“Looks lovely, yet literally loses the plot.”
The first 30 minutes of this are truly splendid: it’s got wonderful visuals, along the lines of Hero or House of Flying Daggers. But then, it’s as if the makers completely forgot about the story-line. The remainder of the two hours consists of semi-random scenes, half in flashback, featuring characters who apparently change names at random. While it still looks awesome, unless you have a detailed synopsis printed out in advance, you’re going to be reduced to going “Ooh!” and “Eh?” in roughly equal proportions.
As best as I can tell, the story is this. Hong-ee (Kim), also known as Seoi-hee, is a young martial arts prodigy, trained since birth by her blind foster mother, Seol-rang (Jeon), a.k.a Wallso. After Hong-ee’s talents become public knowledge, Wallso reveals the motive for the training. A long time ago, as Seol-rang, she was one of three rebel group leaders. The group were betrayed to the authorities by another leader, Deok-gi (Lee BH), who was rewarded with a position as the ruler’s right-hand man, and is now known as Yoo-Baek. He once loved Seol-rang, and realizes that Hong-ee is the daughter of the third leader, Poong-Cheon. [Fortunately, he was killed by Deok-gi, so does not complicate the plot further, under that or any other name] She has been brought up to act as an instrument of revenge, driven by the knowledge that Yoo-Baek killed her parents.

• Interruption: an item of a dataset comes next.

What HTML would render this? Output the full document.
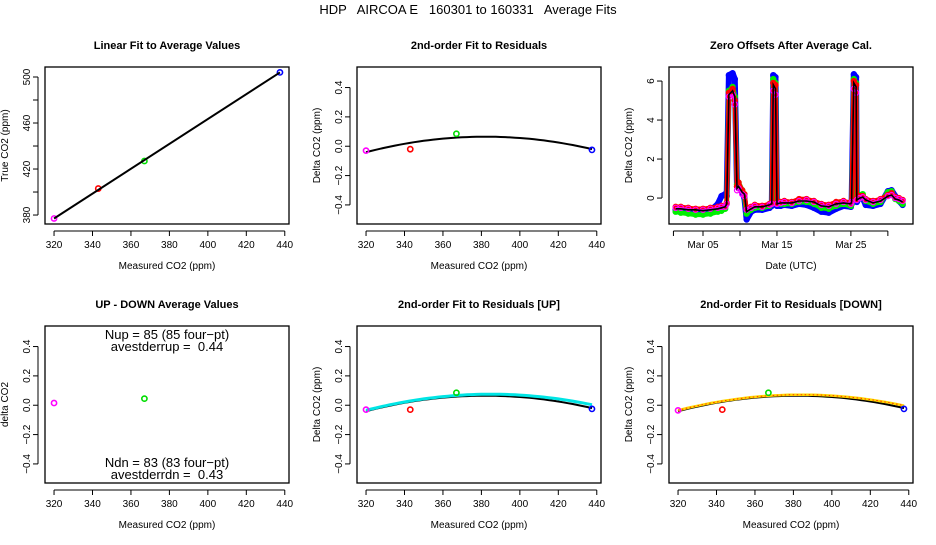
<!DOCTYPE html>
<html><head><meta charset="utf-8"><style>
body{margin:0;background:#fff}
svg text{font-family:"Liberation Sans",sans-serif;fill:#000}
</style></head><body>
<svg id="chart" width="936" height="540" viewBox="0 0 936 540" xmlns="http://www.w3.org/2000/svg">
<rect width="936" height="540" fill="#fff"/>
<text x="468" y="14" font-size="13" text-anchor="middle" style="white-space:pre" xml:space="preserve">HDP   AIRCOA E   160301 to 160331   Average Fits</text>
</svg>
<script>
// ---- data ----
const calX = [320, 343, 367, 437.5];
const calTrue = [377, 403, 427, 504];
const calColors = ['#ff00ff', '#ff0000', '#00dd00', '#0000ff'];
const residAll = [-0.03, -0.02, 0.085, -0.025];
const residUp = [-0.03, -0.03, 0.085, -0.025];
const residDn = [-0.035, -0.03, 0.085, -0.025];
const udX = [320, 367];
const udVal = [0.015, 0.045];
const udColors = ['#ff00ff', '#00dd00'];
// quadratic fits: [vertex x, peak, curvature]
const fitAll = [382, 0.065, 2.75e-5];
const fitUp = [385, 0.075, 2.6e-5];
const fitDn = [384, 0.072, 2.6e-5];
const tsT = [1.3,2,3,4,5,6,7,7.5,8,8.2,8.5,9,9.3,9.6,9.8,10.3,10.6,10.9,11.5,12,13,14,14.3,14.5,14.8,15,15.5,16,17,18,19,20,21,22,23,24,25,25.1,25.4,25.7,25.8,26.2,26.6,27,28,29,30,30.5,31,31.5,32];
const tsBlack = [-0.55,-0.55,-0.6,-0.6,-0.65,-0.6,-0.55,-0.5,-0.45,-0.3,5.3,5.5,5.2,0.5,0.6,0.3,0.2,-0.7,-0.55,-0.45,-0.45,-0.35,-0.3,5.8,5.6,-0.3,-0.25,-0.25,-0.25,-0.15,-0.15,-0.2,-0.4,-0.45,-0.3,-0.25,-0.3,-0.2,5.9,5.7,-0.1,0.0,0.05,-0.1,-0.25,-0.15,0.1,0.15,-0.05,-0.1,-0.2];
const tsMagenta = [-0.5,-0.5,-0.55,-0.6,-0.6,-0.55,-0.5,-0.45,-0.45,-0.3,5.2,5.3,4.8,0.4,0.5,0.2,0.1,-0.6,-0.5,-0.4,-0.45,-0.35,-0.3,5.5,5.3,-0.3,-0.25,-0.2,-0.25,-0.15,-0.1,-0.2,-0.35,-0.4,-0.3,-0.2,-0.3,-0.2,5.6,5.4,-0.1,0.0,0.05,-0.1,-0.2,-0.1,0.1,0.15,0.0,-0.05,-0.15];
const tsRed = [-0.45,-0.45,-0.5,-0.55,-0.55,-0.5,-0.45,-0.4,-0.4,-0.25,5.4,5.6,5.0,0.6,0.8,0.4,0.2,-0.55,-0.45,-0.35,-0.4,-0.3,-0.25,5.9,5.8,-0.25,-0.2,-0.15,-0.2,-0.05,-0.05,-0.15,-0.3,-0.35,-0.2,-0.15,-0.25,-0.15,6.0,5.8,-0.05,0.1,0.1,-0.05,-0.15,-0.05,0.15,0.25,0.05,0.0,-0.1];
const tsGreen = [-0.7,-0.75,-0.8,-0.85,-0.85,-0.8,-0.7,-0.65,-0.55,-0.3,5.5,5.7,5.2,0.7,0.8,0.4,0.1,-0.8,-0.6,-0.5,-0.5,-0.4,-0.3,6.1,5.9,-0.3,-0.3,-0.3,-0.3,-0.2,-0.2,-0.3,-0.5,-0.55,-0.4,-0.3,-0.4,-0.3,6.1,5.9,-0.05,0.15,0.2,-0.15,-0.3,-0.2,0.3,0.35,-0.05,-0.15,-0.3];
const tsBlue = [-0.6,-0.65,-0.7,-0.75,-0.8,-0.65,-0.3,0.1,0.2,0.1,6.3,6.4,6.1,0.6,0.7,0.3,0.0,-1.1,-0.7,-0.6,-0.6,-0.5,-0.4,6.3,6.2,-0.4,-0.4,-0.35,-0.4,-0.3,-0.35,-0.5,-0.7,-0.75,-0.55,-0.4,-0.45,-0.3,6.35,6.2,-0.2,0.05,0.0,-0.35,-0.4,-0.3,0.35,0.4,0.1,-0.15,-0.35];
const scatXTicks = [320,340,360,380,400,420,440];
const calYTicks = [380,400,420,440,460,480,500];
const calYLabels = ['380','','420','','460','','500'];
const residYTicks = [-0.4,-0.2,0.0,0.2,0.4];
const residYLabels = ['\u22120.4','\u22120.2','0.0','0.2','0.4'];
const tsXTicks = [1,5,10,15,20,25,30];
const tsXLabels = ['','Mar 05','','Mar 15','','Mar 25',''];
const tsYTicks = [0,2,4,6];
const tsYLabels = ['0','2','4','6'];

// ---- drawing ----
const svg = document.getElementById('chart');
const NS = 'http://www.w3.org/2000/svg';
function mk(tag, attrs, parent){ const e=document.createElementNS(NS,tag); for(const k in attrs) e.setAttribute(k,attrs[k]); (parent||svg).appendChild(e); return e; }
function txt(s, attrs, parent){ const e=mk('text',attrs,parent); e.textContent=s; return e; }

function panel(o){
  const g = mk('g',{});
  
  
  const X = v => o.x0 + (v-o.xlim[0])/(o.xlim[1]-o.xlim[0])*(o.x1-o.x0);
  const Y = v => o.y1 - (v-o.ylim[0])/(o.ylim[1]-o.ylim[0])*(o.y1-o.y0);
  const t = txt(o.title,{x:(o.x0+o.x1)/2, y:o.y0-18, 'font-size':11,'font-weight':'bold','text-anchor':'middle'},g);
  
  
  const box = mk('rect',{x:o.x0,y:o.y0,width:o.x1-o.x0,height:o.y1-o.y0,fill:'none',stroke:'#000','stroke-width':1.3},g);
  
  
  const xa = mk('g',{},g);
  
  
  const xt = o.xticks;
  mk('line',{x1:X(xt[0]),x2:X(xt[xt.length-1]),y1:o.y1+7,y2:o.y1+7,stroke:'#000','stroke-width':1},xa);
  xt.forEach((v,i)=>{ mk('line',{x1:X(v),x2:X(v),y1:o.y1+7,y2:o.y1+12,stroke:'#000'},xa);
    const l = o.xlabels ? o.xlabels[i] : String(v);
    if(l) txt(l,{x:X(v),y:o.y1+24,'font-size':10,'text-anchor':'middle'},xa); });
  const xt2 = txt(o.xtitle,{x:(o.x0+o.x1)/2,y:o.y1+45,'font-size':10,'text-anchor':'middle'},g);
  
  
  const ya = mk('g',{},g);
  
  
  const yt = o.yticks;
  mk('line',{x1:o.x0-7,x2:o.x0-7,y1:Y(yt[0]),y2:Y(yt[yt.length-1]),stroke:'#000'},ya);
  yt.forEach((v,i)=>{ mk('line',{x1:o.x0-7,x2:o.x0-12,y1:Y(v),y2:Y(v),stroke:'#000'},ya);
    const l=o.ylabels[i]; if(l){ const yy=Y(v), xx=o.x0-15; txt(l,{x:xx,y:yy,'font-size':10,'text-anchor':'middle',transform:`rotate(-90 ${xx} ${yy})`},ya);} });
  const cx=o.x0-37, cy=(o.y0+o.y1)/2;
  const yt2 = txt(o.ytitle,{x:cx,y:cy,'font-size':10,'text-anchor':'middle',transform:`rotate(-90 ${cx} ${cy})`},g);
  
  
  return {g,X,Y};
}
function pts(p, xs, ys, cols, r){
  xs.forEach((x,i)=>{ const c=mk('circle',{cx:p.X(x),cy:p.Y(ys[i]),r:r||2.6,fill:'none',stroke:cols[i],'stroke-width':1.6},p.g);
    
     });
}
function fitPath(p, f, color, w, dash){
  let d=''; for(let x=320;x<=437.5;x+=2.5){ const y=f[1]-f[2]*(x-f[0])*(x-f[0]); d+=(d?'L':'M')+p.X(x).toFixed(1)+','+p.Y(y).toFixed(1); }
  const e=mk('path',{d,fill:'none',stroke:color,'stroke-width':w},p.g);
  if(dash) e.setAttribute('stroke-dasharray',dash);
  
  
  return e;
}
const XL=[315.3,442.2], RY=[-0.53,0.54];
const cols=[45,357,669], rows=[[67,224],[326,483]];

// panel 1
let p = panel({name:'linear-fit-panel',title:'Linear Fit to Average Values',x0:cols[0],x1:cols[0]+244,y0:rows[0][0],y1:rows[0][1],xlim:XL,ylim:[372.2,508.7],xticks:scatXTicks,yticks:calYTicks,ylabels:calYLabels,xtitle:'Measured CO2 (ppm)',ytitle:'True CO2 (ppm)'});
pts(p,calX,calTrue,calColors);
(function(){ const l=mk('line',{x1:p.X(320),y1:p.Y(377),x2:p.X(437.5),y2:p.Y(504),stroke:'#000','stroke-width':2},p.g);

 })();

// panel 2
p = panel({name:'residuals-panel',title:'2nd-order Fit to Residuals',x0:cols[1],x1:cols[1]+244,y0:rows[0][0],y1:rows[0][1],xlim:XL,ylim:RY,xticks:scatXTicks,yticks:residYTicks,ylabels:residYLabels,xtitle:'Measured CO2 (ppm)',ytitle:'Delta CO2 (ppm)'});
fitPath(p,fitAll,'#000',2);
pts(p,calX,residAll,calColors);

// panel 3 time series
p = panel({name:'zero-offsets-panel',title:'Zero Offsets After Average Cal.',x0:cols[2],x1:cols[2]+244,y0:rows[0][0],y1:rows[0][1],xlim:[0.4,33.4],ylim:[-1.33,6.72],xticks:tsXTicks,xlabels:tsXLabels,yticks:tsYTicks,ylabels:tsYLabels,xtitle:'Date (UTC)',ytitle:'Delta CO2 (ppm)'});
[[tsBlue,'#0000ff',6],[tsGreen,'#00ee00',5],[tsRed,'#ff0000',4.5],[tsMagenta,'#ff00ff',1.5]].forEach(([arr,c,w])=>{
  let d=''; tsT.forEach((t,i)=>{ d+=(i?'L':'M')+p.X(t).toFixed(1)+','+p.Y(arr[i]).toFixed(1); });
  const e=mk('path',{d,fill:'none',stroke:c,'stroke-width':w,'stroke-linejoin':'round','stroke-linecap':'round'},p.g);
  
  
  tsT.forEach((t,i)=>{ const q=mk('circle',{cx:p.X(t),cy:p.Y(arr[i]),r:2.6,fill:'none',stroke:c,'stroke-width':1.2},p.g);
    
     });
});
(function(){ let d=''; tsT.forEach((t,i)=>{ d+=(i?'L':'M')+p.X(t).toFixed(1)+','+p.Y(tsBlack[i]).toFixed(1); });
const e=mk('path',{d,fill:'none',stroke:'#000','stroke-width':1.6},p.g);

 })();

// panel 4
p = panel({name:'up-down-panel',title:'UP - DOWN Average Values',x0:cols[0],x1:cols[0]+244,y0:rows[1][0],y1:rows[1][1],xlim:XL,ylim:RY,xticks:scatXTicks,yticks:residYTicks,ylabels:residYLabels,xtitle:'Measured CO2 (ppm)',ytitle:'delta CO2'});
pts(p,udX,udVal,udColors);
[['Nup = 85 (85 four\u2212pt)',339],['avestderrup =  0.44',351],['Ndn = 83 (83 four\u2212pt)',467],['avestderrdn =  0.43',479]].forEach(([s,y])=>{
  const e=txt(s,{x:167,y:y,'font-size':13,'text-anchor':'middle',style:'white-space:pre'},p.g);
  
   });

// panel 5
p = panel({name:'residuals-up-panel',title:'2nd-order Fit to Residuals [UP]',x0:cols[1],x1:cols[1]+244,y0:rows[1][0],y1:rows[1][1],xlim:XL,ylim:RY,xticks:scatXTicks,yticks:residYTicks,ylabels:residYLabels,xtitle:'Measured CO2 (ppm)',ytitle:'Delta CO2 (ppm)'});
fitPath(p,fitAll,'#000',2);
fitPath(p,fitUp,'#00e5e5',3);
pts(p,calX,residUp,calColors);

// panel 6
p = panel({name:'residuals-down-panel',title:'2nd-order Fit to Residuals [DOWN]',x0:cols[2],x1:cols[2]+244,y0:rows[1][0],y1:rows[1][1],xlim:XL,ylim:RY,xticks:scatXTicks,yticks:residYTicks,ylabels:residYLabels,xtitle:'Measured CO2 (ppm)',ytitle:'Delta CO2 (ppm)'});
fitPath(p,fitAll,'#000',2);
fitPath(p,fitDn,'#ffd700',2.5);
fitPath(p,fitDn,'#ff3300',1,'1.5,2.5');
pts(p,calX,residDn,calColors);
</script>
</body></html>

There is, it appears, a bit more than that going on, particularly in the middle hour where… other stuff happens. For example, there’s the inevitable romance between Seoi-hee and another young fighter, Yoo-Baek’s champion, Yull (Lee JH). This seems to have been added purely for cynically commercial purposes, though since it largely tanked at the Korean box-office… The action scenes are generally well-staged, though some of the CGI looks more than a little unconvincing. Some moments reminded me of Shaolin Soccer, and there has been close to 15 years of technological advances since then. It’s on more solid footing when using wire-fu, and both female leads are convincing enough in their skills.
The high level of confusion likely generated, however, means this isn’t going to be much more than empty emotional experience. You’re left so busy trying to figure out who’s doing what to whom, and why, you don’t have time to care about the participants. That’s why it falls so significantly short of the films it’s clearly trying to imitate, particularly Crouching Tiger. Instead, what you have here is purely cinema as spectacle. Not that there’s anything inherently wrong with this approach, of course. It’s just that when so much effort has been put into the technical aspects, you’re inevitably left wishing for more. If only the film’s heart and soul had been as diligently worked on as its cinematography.